== EXERCISE PROMPT ==
Go through the records below from the first line and print each one exactly, stopping after the line that contains "aieStressNBIErr, airStressErr, aieStressErr];". Do not print pictures or anything past that line.

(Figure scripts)
►

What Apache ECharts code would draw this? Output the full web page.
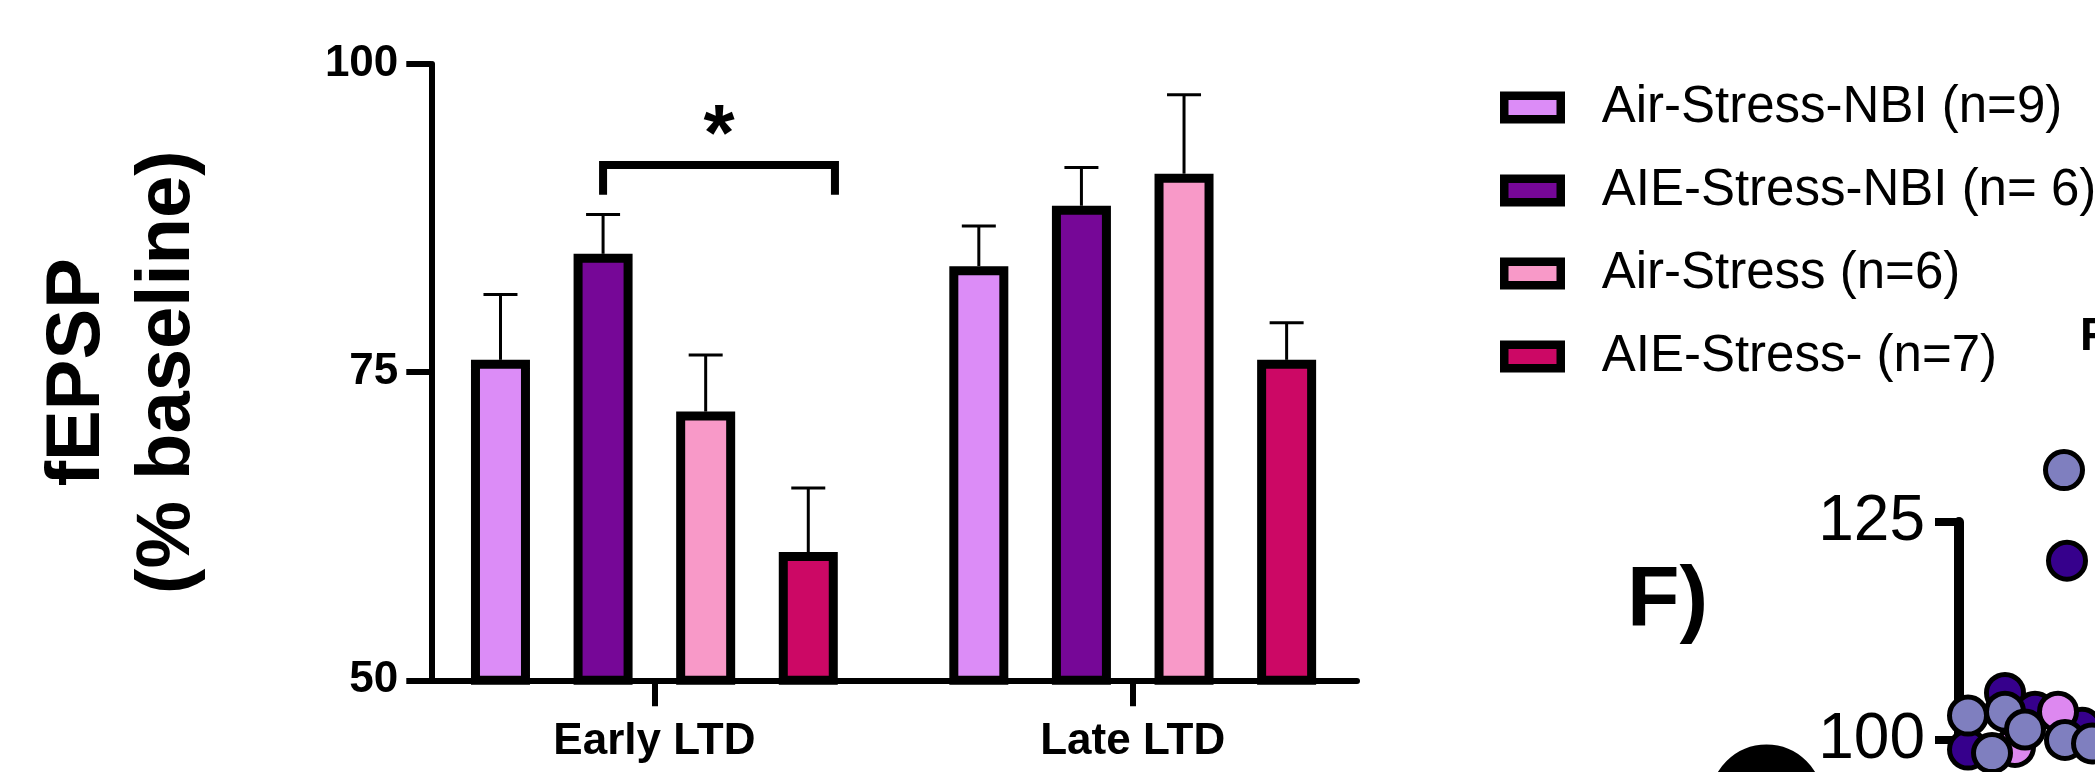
<!DOCTYPE html>
<html><head><meta charset="utf-8">
<script src="https://cdn.jsdelivr.net/npm/echarts@6/dist/echarts.min.js"></script>
<style>html,body{margin:0;padding:0;background:#fff}#c{width:2095px;height:772px}</style>
</head><body><div id="c"></div>
<script>
// ---------------- data ----------------
const categories = ['Early LTD', 'Late LTD'];
const seriesNames = ['Air-Stress-NBI (n=9)', 'AIE-Stress-NBI (n= 6)', 'Air-Stress (n=6)', 'AIE-Stress- (n=7)'];
const airStressNBI    = [76.0, 83.6];
const aieStressNBI    = [84.6, 88.5];
const airStress       = [71.8, 91.1];
const aieStress       = [60.4, 76.0];
const airStressNBIErr = [5.3, 3.25];
const aieStressNBIErr = [3.2, 3.1];
const airStressErr    = [4.6, 6.4];
const aieStressErr    = [5.2, 3.0];
const yTickValues = [50, 75, 100];
// significance bracket (category, from bar slot, to bar slot, bracket value, leg end value, star value)
const sigCategory = [0];
const sigFromSlot = [1];
const sigToSlot   = [3.26];
const sigTopValue = [91.8];
const sigLegValue = [89.4];
const sigStarValue = [94.0];
const sigText = ['*'];
// fragment of neighbouring panel F (cropped)
const fragTickValues = [100, 125];
const fragLightX = [10.5, 0.9, 4.6, 6.6, 10.6, 3.3, 13.3];
const fragLightY = [130.95, 102.8, 103.25, 101.2, 100.0, 98.5, 99.6];
const fragDarkX  = [10.8, 4.6, 7.6, 12.3, 0.9];
const fragDarkY  = [120.56, 105.4, 103.25, 101.4, 98.9];
const fragPinkX  = [9.9, 5.6];
const fragPinkY  = [103.25, 99.2];
const fragBigX   = [-19.25];
const fragBigY   = [93.0];

// ---------------- styling ----------------
const colors = ['#DC8CF7', '#760797', '#F899C8', '#CC0865'];
const FONT = '"Liberation Sans", Arial, Helvetica, sans-serif';
const BAR_W = 59, BAR_GAP = 0.739;
const SLOT = BAR_W * (1 + BAR_GAP);

const means = [airStressNBI, aieStressNBI, airStress, aieStress];
const errs = [airStressNBIErr, aieStressNBIErr, airStressErr, aieStressErr];

const errData = [];
means.forEach((m, s) => m.forEach((v, c) => errData.push([c, s, v, errs[s][c]])));

function renderErr(params, api) {
  const c = api.value(0), slot = api.value(1), m = api.value(2), e = api.value(3);
  const base = api.coord([c, m]);
  const top = api.coord([c, m + e]);
  const x = base[0] + (slot - 1.5) * SLOT;
  return {type: 'group', children: [
    {type: 'line', shape: {x1: x, y1: base[1], x2: x, y2: top[1]}, style: {stroke: '#000', lineWidth: 3}},
    {type: 'line', shape: {x1: x - 17, y1: top[1], x2: x + 17, y2: top[1]}, style: {stroke: '#000', lineWidth: 3}}
  ]};
}

const sigData = sigCategory.map((c, i) => [c, sigFromSlot[i], sigToSlot[i], sigTopValue[i], sigLegValue[i], sigStarValue[i]]);
function renderSig(params, api) {
  const c = api.value(0);
  const center = api.coord([c, api.value(3)]);
  const legY = api.coord([c, api.value(4)])[1];
  const starY = api.coord([c, api.value(5)])[1];
  const x1 = center[0] + (api.value(1) - 1.5) * SLOT;
  const x2 = center[0] + (api.value(2) - 1.5) * SLOT;
  const y = center[1];
  return {type: 'group', children: [
    {type: 'polyline', shape: {points: [[x1, legY], [x1, y], [x2, y], [x2, legY]]},
     style: {stroke: '#000', lineWidth: 8, lineJoin: 'miter', lineCap: 'butt', fill: null}},
    {type: 'text', style: {text: sigText[params.dataIndex], x: (x1 + x2) / 2, y: starY,
      align: 'center', verticalAlign: 'middle', textAlign: 'center', textVerticalAlign: 'middle',
      font: 'bold 80px ' + FONT, fill: '#000'}}
  ]};
}

const barSeries = seriesNames.map((name, s) => ({
  name: name, type: 'bar', xAxisIndex: 0, yAxisIndex: 0,
  data: means[s], barWidth: BAR_W, barGap: (BAR_GAP * 100) + '%',
  itemStyle: {color: colors[s], borderColor: '#000', borderWidth: 9},
  z: 3
}));

const zip = (xs, ys) => xs.map((x, i) => [x, ys[i]]);
const fragSeries = (data, color, size, z) => ({
  type: 'scatter', xAxisIndex: 2, yAxisIndex: 2, data: data, clip: false,
  symbol: 'circle', symbolSize: size, z: z,
  itemStyle: {color: color, borderColor: '#000', borderWidth: 5, opacity: 1}
});

const option = {
  animation: false,
  backgroundColor: '#fff',
  textStyle: {fontFamily: FONT},
  grid: [
    {left: 415.2, right: 723.1, top: 64, bottom: 91.7},
    {left: 431.3, right: 738, top: 64, bottom: 91.7},
    {left: 1959, right: 0, top: 522, bottom: 19}
  ],
  xAxis: [
    {type: 'category', gridIndex: 0, data: categories,
     axisLine: {show: false},
     axisTick: {show: true, alignWithLabel: true, length: 26, lineStyle: {color: '#000', width: 6}},
     axisLabel: {margin: 40, fontSize: 44, fontWeight: 'bold', color: '#000', fontFamily: FONT}},
    {type: 'value', gridIndex: 1, min: 0, max: 1,
     axisLine: {show: true, onZero: false, lineStyle: {color: '#000', width: 6}},
     axisTick: {show: false}, axisLabel: {show: false}, splitLine: {show: false}},
    {type: 'value', gridIndex: 2, min: 0, max: 13.6, show: false}
  ],
  yAxis: [
    {type: 'value', gridIndex: 0, min: 50, max: 100, interval: 25, show: false},
    {type: 'value', gridIndex: 1, min: yTickValues[0], max: yTickValues[yTickValues.length - 1], interval: 25,
     name: 'fEPSP\n(% baseline)', nameLocation: 'middle', nameRotate: 90, nameGap: 218,
     nameTextStyle: {fontSize: 76, fontWeight: 'bold', color: '#000', lineHeight: 90, fontFamily: FONT},
     axisLine: {show: true, lineStyle: {color: '#000', width: 6}},
     axisTick: {show: true, length: 25, lineStyle: {color: '#000', width: 6}},
     axisLabel: {margin: 33, fontSize: 44, fontWeight: 'bold', color: '#000', fontFamily: FONT},
     splitLine: {show: false}},
    {type: 'value', gridIndex: 2, min: fragTickValues[0], max: fragTickValues[fragTickValues.length - 1], interval: 25,
     axisLine: {show: true, onZero: false, lineStyle: {color: '#000', width: 10}},
     axisTick: {show: true, length: 24, lineStyle: {color: '#000', width: 8}},
     axisLabel: {margin: 34, fontSize: 64, color: '#000', fontFamily: FONT},
     splitLine: {show: false}}
  ],
  legend: {
    data: seriesNames, orient: 'vertical', left: 1500, top: 82, padding: 0,
    itemWidth: 56.5, itemHeight: 23.5, itemGap: 32, icon: 'rect',
    itemStyle: {borderColor: '#000', borderWidth: 8.5},
    textStyle: {fontSize: 51, color: '#000', fontFamily: FONT, padding: [0, 0, 0, 36]}
  },
  graphic: [
    {type: 'text', style: {text: 'F)', x: 1627, y: 602, font: 'bold 86px ' + FONT, fill: '#000',
      align: 'left', verticalAlign: 'middle', textAlign: 'left', textVerticalAlign: 'middle'}},
    {type: 'text', style: {text: 'F', x: 2080, y: 337, font: 'bold 46px ' + FONT, fill: '#000',
      align: 'left', verticalAlign: 'middle', textAlign: 'left', textVerticalAlign: 'middle'}}
  ],
  series: [
    ...barSeries,
    {type: 'custom', xAxisIndex: 0, yAxisIndex: 0, data: errData, renderItem: renderErr, z: 2,
     encode: {x: 0, y: 2}, clip: false},
    {type: 'custom', xAxisIndex: 0, yAxisIndex: 0, data: sigData, renderItem: renderSig, z: 4,
     encode: {x: 0, y: 3}, clip: false},
    fragSeries(zip(fragBigX, fragBigY), '#000', 108, 5),
    fragSeries(zip(fragDarkX, fragDarkY), '#36008C', 37, 6),
    fragSeries(zip(fragPinkX, fragPinkY), '#DD88F0', 37, 7),
    fragSeries(zip(fragLightX, fragLightY), '#7F7FBF', 37, 8)
  ]
};

const chart = echarts.init(document.getElementById('c'), null, {renderer: 'canvas'});
chart.setOption(option);
</script>
</body></html>
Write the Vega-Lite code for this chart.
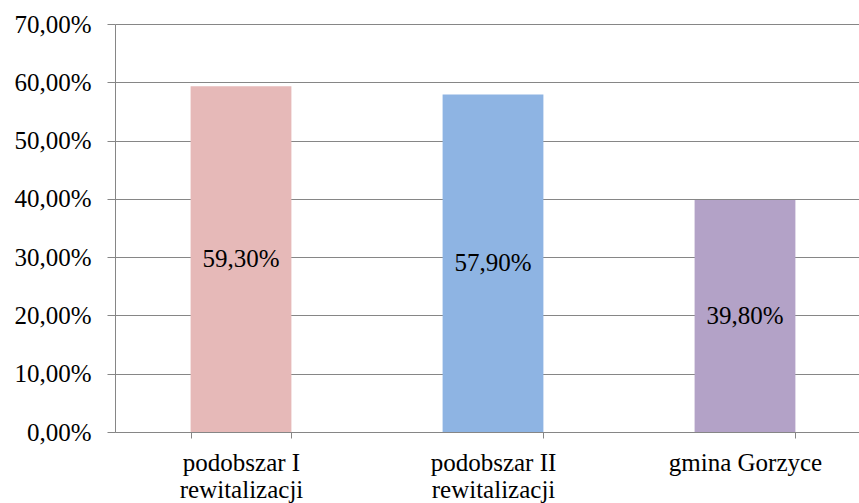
{
  "$schema": "https://vega.github.io/schema/vega-lite/v6.json",
  "width": 741,
  "height": 408,
  "autosize": "none",
  "padding": {"left": 115, "top": 24, "right": 3, "bottom": 71},
  "background": "white",
  "config": {
    "locale": {"number": {"decimal": ",", "thousands": " ", "grouping": [3], "currency": ["", " zł"]}},
    "view": {"stroke": null},
    "font": "Liberation Serif"
  },
  "data": {
    "values": [
      {"category": "podobszar I\nrewitalizacji", "value": 0.593},
      {"category": "podobszar II\nrewitalizacji", "value": 0.579},
      {"category": "gmina Gorzyce", "value": 0.398}
    ]
  },
  "transform": [{"calculate": "datum.value / 2", "as": "mid"}],
  "encoding": {
    "x": {
      "field": "category",
      "type": "nominal",
      "sort": null,
      "scale": {"paddingInner": 0.6, "paddingOuter": 0.3, "range": [0, 756]},
      "axis": {
        "title": null,
        "labelAngle": 0,
        "labelExpr": "split(datum.label, '\\n')",
        "labelFont": "Liberation Serif",
        "labelFontSize": 25,
        "labelColor": "#000000",
        "labelLineHeight": 27,
        "labelPadding": 12,
        "tickBand": "extent",
        "tickSize": 6,
        "tickColor": "#868686",
        "domainColor": "#868686",
        "domainWidth": 1,
        "grid": false
      }
    }
  },
  "layer": [
    {
      "mark": {"type": "bar"},
      "encoding": {
        "y": {
          "field": "value",
          "type": "quantitative",
          "scale": {"domain": [0, 0.7], "nice": false},
          "axis": {
            "title": null,
            "values": [0, 0.1, 0.2, 0.3, 0.4, 0.5, 0.6, 0.7],
            "format": ".2%",
            "labelFont": "Liberation Serif",
            "labelFontSize": 25,
            "labelColor": "#000000",
            "labelPadding": 16,
            "tickSize": 8,
            "tickColor": "#868686",
            "domainColor": "#868686",
            "gridColor": "#868686",
            "grid": true
          }
        },
        "color": {
          "field": "category",
          "type": "nominal",
          "sort": null,
          "scale": {"range": ["#E6B9B8", "#8EB4E3", "#B3A2C7"]},
          "legend": null
        }
      }
    },
    {
      "mark": {"type": "text", "font": "Liberation Serif", "fontSize": 25, "color": "#000000", "baseline": "middle", "align": "center"},
      "encoding": {
        "y": {"field": "mid", "type": "quantitative"},
        "text": {"field": "value", "type": "quantitative", "format": ".2%"}
      }
    }
  ]
}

◄

== SOLUTION ==
What Apache ECharts code would draw this? Output the full web page.
<!DOCTYPE html>
<html><head><meta charset="utf-8">
<script src="https://cdn.jsdelivr.net/npm/echarts@6/dist/echarts.min.js"></script>
<style>html,body{margin:0;padding:0;background:#fff}#c{width:2095px;height:772px}</style>
</head><body><div id="c"></div>
<script>
// ---------------- data ----------------
const categories = ['Early LTD', 'Late LTD'];
const seriesNames = ['Air-Stress-NBI (n=9)', 'AIE-Stress-NBI (n= 6)', 'Air-Stress (n=6)', 'AIE-Stress- (n=7)'];
const airStressNBI    = [76.0, 83.6];
const aieStressNBI    = [84.6, 88.5];
const airStress       = [71.8, 91.1];
const aieStress       = [60.4, 76.0];
const airStressNBIErr = [5.3, 3.25];
const aieStressNBIErr = [3.2, 3.1];
const airStressErr    = [4.6, 6.4];
const aieStressErr    = [5.2, 3.0];
const yTickValues = [50, 75, 100];
// significance bracket (category, from bar slot, to bar slot, bracket value, leg end value, star value)
const sigCategory = [0];
const sigFromSlot = [1];
const sigToSlot   = [3.26];
const sigTopValue = [91.8];
const sigLegValue = [89.4];
const sigStarValue = [94.0];
const sigText = ['*'];
// fragment of neighbouring panel F (cropped)
const fragTickValues = [100, 125];
const fragLightX = [10.5, 0.9, 4.6, 6.6, 10.6, 3.3, 13.3];
const fragLightY = [130.95, 102.8, 103.25, 101.2, 100.0, 98.5, 99.6];
const fragDarkX  = [10.8, 4.6, 7.6, 12.3, 0.9];
const fragDarkY  = [120.56, 105.4, 103.25, 101.4, 98.9];
const fragPinkX  = [9.9, 5.6];
const fragPinkY  = [103.25, 99.2];
const fragBigX   = [-19.25];
const fragBigY   = [93.0];

// ---------------- styling ----------------
const colors = ['#DC8CF7', '#760797', '#F899C8', '#CC0865'];
const FONT = '"Liberation Sans", Arial, Helvetica, sans-serif';
const BAR_W = 59, BAR_GAP = 0.739;
const SLOT = BAR_W * (1 + BAR_GAP);

const means = [airStressNBI, aieStressNBI, airStress, aieStress];
const errs = [airStressNBIErr, aieStressNBIErr, airStressErr, aieStressErr];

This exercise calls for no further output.